The controlling factors of the metallogenic intensity of Han-Xing type skarn iron deposit: Insights from trace elements of magmatic magnetite

Yanan JIN¹Denghong Wang^2,3*Juquan Zhang^4,5*Long Zhang⁶

• ¹College of Earth and Planetary Sciences, Chengdu University of Technology, Chengdu 610059, China, Chengdu, China
• ²Institute of Mineral Resources, Chinese Academy of Geological Sciences, Beijing, China
• ³MLR Key Laboratory of Metallogeny and Mineral Assessment, Institute of Natural Resources, Beijing, China
• ⁴School of Earth Sciences, Hebei GEO University, Shijiazhuang, Hebei Province, China
• ⁵Key Laboratory of Strategic Critical Mineral Resources, Hebei GEO University, Shijiazhuang, Hebei Province, China
• ⁶Shandong Provincial No.4 Institute of Geological and Mineral Survey, Weifang 261021, China, Shandong, China

The Handan-Xingtai region is one of the important production areas of skarn-type iron deposits in China. The magmatic rocks associated with iron mineralization in this region are predominantly intermediate-basic and intermediate-felsic in composition, and different intrusive complexes exhibit distinct metallogenic intensity.

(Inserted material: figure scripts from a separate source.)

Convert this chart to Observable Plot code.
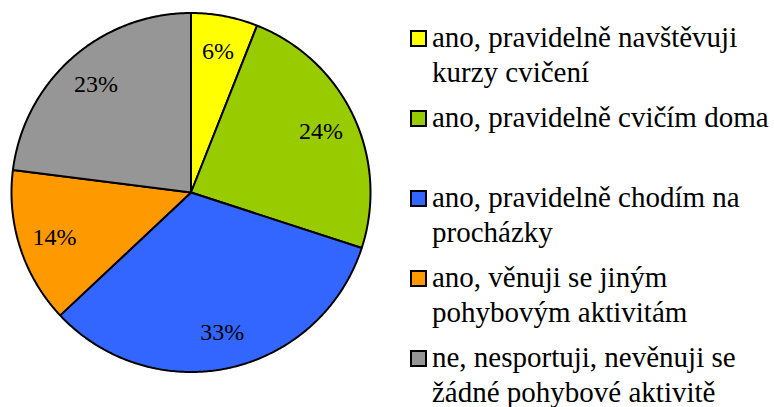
<!DOCTYPE html>
<html><head><meta charset="utf-8">
<script src="https://cdn.jsdelivr.net/npm/d3@7"></script>
<script src="https://cdn.jsdelivr.net/npm/@observablehq/plot@0.6"></script>
<style>
html,body{margin:0;padding:0;background:#fff;overflow:hidden;}
#wrap{position:relative;width:774px;height:407px;overflow:hidden;font-family:"Liberation Serif","Times New Roman",serif;}
#chart{position:absolute;left:0;top:0;}
.item{position:absolute;left:410px;display:flex;align-items:flex-start;}
.sw{width:13px;height:13px;border:2px solid #000;margin-top:10px;flex:none;}
.lab{margin-left:5px;font-family:"Liberation Serif","Times New Roman",serif;font-size:29px;line-height:35px;white-space:pre;color:#000;}
</style>
</head><body>
<div id="wrap"><div id="chart"></div></div>
<script>
const categories = [
  "ano, pravidelně navštěvuji\nkurzy cvičení",
  "ano, pravidelně cvičím doma",
  "ano, pravidelně chodím na\nprocházky",
  "ano, věnuji se jiným\npohybovým aktivitám",
  "ne, nesportuji, nevěnuji se\nžádné pohybové aktivitě"
];
const values = [6, 24, 33, 14, 23];
const colors = ["#FFFF00", "#99CC00", "#3366FF", "#FF9900", "#969696"];

const total = d3.sum(values);
let acc = 0;
const slices = values.map((v, i) => {
  const a0 = acc / total * 2 * Math.PI;
  acc += v;
  const a1 = acc / total * 2 * Math.PI;
  return {key: categories[i], value: v, a0, a1, mid: (a0 + a1) / 2};
});
const pts = [];
for (const s of slices) {
  pts.push({key: s.key, x: 0, y: 0});
  const n = Math.max(2, Math.ceil((s.a1 - s.a0) / 0.01));
  for (let k = 0; k <= n; k++) {
    const a = s.a0 + (s.a1 - s.a0) * k / n;
    pts.push({key: s.key, x: Math.sin(a), y: Math.cos(a)});
  }
  pts.push({key: s.key, x: 0, y: 0});
}
const cx = 190.5, cy = 192, r = 179.5;
const plot = Plot.plot({
  width: 400, height: 407,
  margin: 0,
  x: {domain: [-1, 1], range: [cx - r, cx + r], axis: null},
  y: {domain: [1, -1], range: [cy - r, cy + r], axis: null},
  color: {domain: categories, range: colors},
  marks: [
    Plot.line(pts, {x: "x", y: "y", z: "key", fill: "key", stroke: "#000", strokeWidth: 2, curve: "linear", strokeLinejoin: "miter"}),
    Plot.text(slices, {
      x: d => 0.8 * Math.sin(d.mid), y: d => 0.8 * Math.cos(d.mid),
      text: d => d.value + "%", fontSize: 24, fontFamily: "Liberation Serif", fill: "#000"
    })
  ]
});
plot.style.fontFamily = "Liberation Serif";
document.getElementById("chart").appendChild(plot);

const wrap = document.getElementById("wrap");
categories.forEach((c, i) => {
  const it = document.createElement("div");
  it.className = "item";
  it.style.top = (20 + i * 80) + "px";
  const sw = document.createElement("div");
  sw.className = "sw"; sw.style.background = colors[i];
  const lb = document.createElement("div");
  lb.className = "lab"; lb.textContent = c;
  it.appendChild(sw); it.appendChild(lb);
  wrap.appendChild(it);
});
</script>
</body></html>
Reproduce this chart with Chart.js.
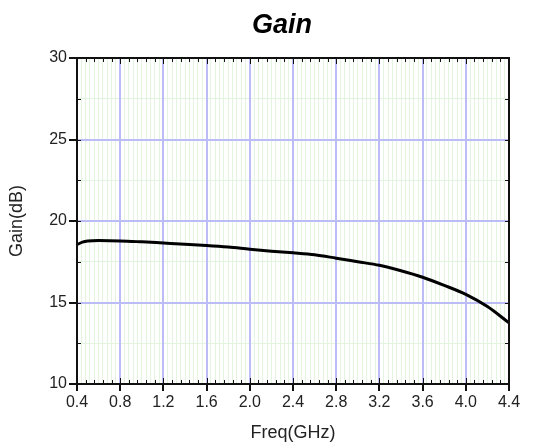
<!DOCTYPE html>
<html>
<head>
<meta charset="utf-8">
<script src="https://cdn.jsdelivr.net/npm/chart.js@4.4.1/dist/chart.umd.min.js"></script>
<style>
  html, body { margin: 0; padding: 0; background: #fff; }
  #wrap { width: 536px; height: 446px; }
</style>
</head>
<body>
<div id="wrap"><canvas id="gainChart" width="536" height="446"></canvas></div>
<script>
const freqGHz = [0.4, 0.45, 0.5, 0.6, 0.8, 1.0, 1.2, 1.4, 1.6, 1.8, 2.0, 2.2, 2.4, 2.6, 2.8, 3.0, 3.2, 3.4, 3.6, 3.8, 4.0, 4.2, 4.4];
const gainDb = [18.55, 18.7, 18.77, 18.8, 18.78, 18.72, 18.65, 18.58, 18.5, 18.4, 18.27, 18.15, 18.05, 17.93, 17.72, 17.5, 17.28, 16.95, 16.55, 16.05, 15.5, 14.75, 13.75];
const xTicks = [0.4, 0.8, 1.2, 1.6, 2.0, 2.4, 2.8, 3.2, 3.6, 4.0, 4.4];
const yTicks = [10, 15, 20, 25, 30];
const chartTitle = 'Gain';

const FONT = 'Arial, "Liberation Sans", sans-serif';
const MINOR = '#e3f5df';
const MAJOR = '#bcbcf6';

function isMultiple(v, step) {
  const r = v / step;
  return Math.abs(r - Math.round(r)) < 1e-6;
}

// title, frame and small inward minor ticks (placed through the scales)
const framePlugin = {
  id: 'frame',
  afterDraw(chart) {
    const { ctx, chartArea: a, scales } = chart;
    const xs = scales.x;
    const ys = scales.y;
    ctx.save();
    ctx.strokeStyle = '#111';
    ctx.lineWidth = 1;
    ctx.beginPath();
    for (let i = 0; i <= 50; i++) {
      const v = 0.4 + i * 0.08;
      const px = Math.round(xs.getPixelForValue(v)) + 0.5;
      const len = i % 5 === 0 ? 6 : 4;
      ctx.moveTo(px, a.top); ctx.lineTo(px, a.top + len);
      ctx.moveTo(px, a.bottom); ctx.lineTo(px, a.bottom - len);
    }
    for (let i = 0; i <= 8; i++) {
      const py = Math.round(ys.getPixelForValue(10 + i * 2.5)) + 0.5;
      ctx.moveTo(a.left, py); ctx.lineTo(a.left + 4, py);
      ctx.moveTo(a.right, py); ctx.lineTo(a.right - 4, py);
    }
    ctx.stroke();
    ctx.lineWidth = 2;
    ctx.strokeRect(a.left, a.top, a.right - a.left, a.bottom - a.top);

    ctx.fillStyle = '#000';
    ctx.font = 'italic bold 27px ' + FONT;
    ctx.textAlign = 'center';
    ctx.textBaseline = 'middle';
    ctx.fillText(chartTitle, (a.left + a.right) / 2 - 11, a.top - 32);
    ctx.restore();
  }
};

new Chart(document.getElementById('gainChart'), {
  type: 'line',
  data: {
    datasets: [{
      label: 'Gain',
      data: freqGHz.map((f, i) => ({ x: f, y: gainDb[i] })),
      borderColor: '#000',
      borderWidth: 3,
      pointRadius: 0,
      tension: 0.4,
      cubicInterpolationMode: 'monotone',
      fill: false,
    }],
  },
  options: {
    responsive: false,
    animation: false,
    layout: { padding: { left: 0, right: 27, top: 58, bottom: 0 } },
    plugins: {
      legend: { display: false },
      tooltip: { enabled: false },
      title: { display: false },
    },
    scales: {
      x2: {
        type: 'linear',
        position: 'bottom',
        min: 0.4,
        max: 4.4,
        z: -1,
        afterBuildTicks(s) {
          const t = [];
          for (let i = 0; i <= 100; i++) t.push({ value: 0.4 + i * 0.04 });
          s.ticks = t;
        },
        ticks: { display: false },
        grid: {
          color: c => (c.tick && isMultiple(c.tick.value - 0.4, 0.4) ? 'rgba(0,0,0,0)' : MINOR),
          lineWidth: 1,
          drawTicks: false,
        },
        border: { display: false },
        afterFit(s) { s.height = 0; },
      },
      y2: {
        type: 'linear',
        position: 'left',
        min: 10,
        max: 30,
        z: -1,
        afterBuildTicks(s) {
          const t = [];
          for (let i = 0; i <= 8; i++) t.push({ value: 10 + i * 2.5 });
          s.ticks = t;
        },
        ticks: { display: false },
        grid: {
          color: c => (c.tick && isMultiple(c.tick.value, 5) ? 'rgba(0,0,0,0)' : MINOR),
          lineWidth: 1,
          drawTicks: false,
        },
        border: { display: false },
        afterFit(s) { s.width = 0; },
      },
      x: {
        type: 'linear',
        min: 0.4,
        max: 4.4,
        afterBuildTicks(s) { s.ticks = xTicks.map(v => ({ value: v })); },
        ticks: {
          color: '#222',
          font: { family: FONT, size: 16 },
          padding: 2,
          maxRotation: 0,
          callback: v => v.toFixed(1),
        },
        grid: { color: MAJOR, lineWidth: 2, tickLength: 7, tickColor: '#111' },
        border: { display: false },
        title: {
          display: true,
          text: 'Freq(GHz)',
          color: '#222',
          font: { family: FONT, size: 18 },
          padding: { top: 0, bottom: 2 },
        },
        afterFit(s) { s.height = 62; },
      },
      y: {
        type: 'linear',
        min: 10,
        max: 30,
        afterBuildTicks(s) { s.ticks = yTicks.map(v => ({ value: v })); },
        ticks: {
          color: '#222',
          font: { family: FONT, size: 16 },
          padding: 2,
        },
        grid: { color: MAJOR, lineWidth: 2, tickLength: 8, tickColor: '#111' },
        border: { display: false },
        title: {
          display: true,
          text: 'Gain(dB)',
          color: '#222',
          font: { family: FONT, size: 18 },
          padding: { top: 6, bottom: 0 },
        },
        afterFit(s) { s.width = 77; },
      },
    },
  },
  plugins: [framePlugin],
});
</script>
</body>
</html>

This study focuses on the major and trace element geochemical analysis of magnetite in the Kuangshan and Fushan complexes to explore the controlling factors of the metallogenic intensity of Han-Xing type skarn iron deposit. Through PLS-DA and OPLS-DA, it is found that magnetite in the Kuangshan complex is enriched in Ti, Si, Cu, and Mn, but depleted in V, Cr, Ni, Co, Ga, Al, and Mg. In contrast, magnetite in Fushan complex is characterized by high concentrations of Co, Ni, Cr, and V.The results of mineral geochemical indicate that the Kuangshan complex has experienced plagioclase fractional crystallization and formed in a low-temperature, high-oxygen fugacity environment, which was formed by cognate magma through crystallization differentiation. The Fushan complex is the product of non-cognate magma evolution, and formed in a low-oxygen fugacity environment. Therefore, the chemical composition of magnetite can serve as an effective tool for studying the enrichment mechanism of skarn type iron deposits. At the same time, high fO2 environment is conducive to the precipitation and migration of Co from magnetite, which is more favorable for the formation of associated Co deposits during the later sulfide stage.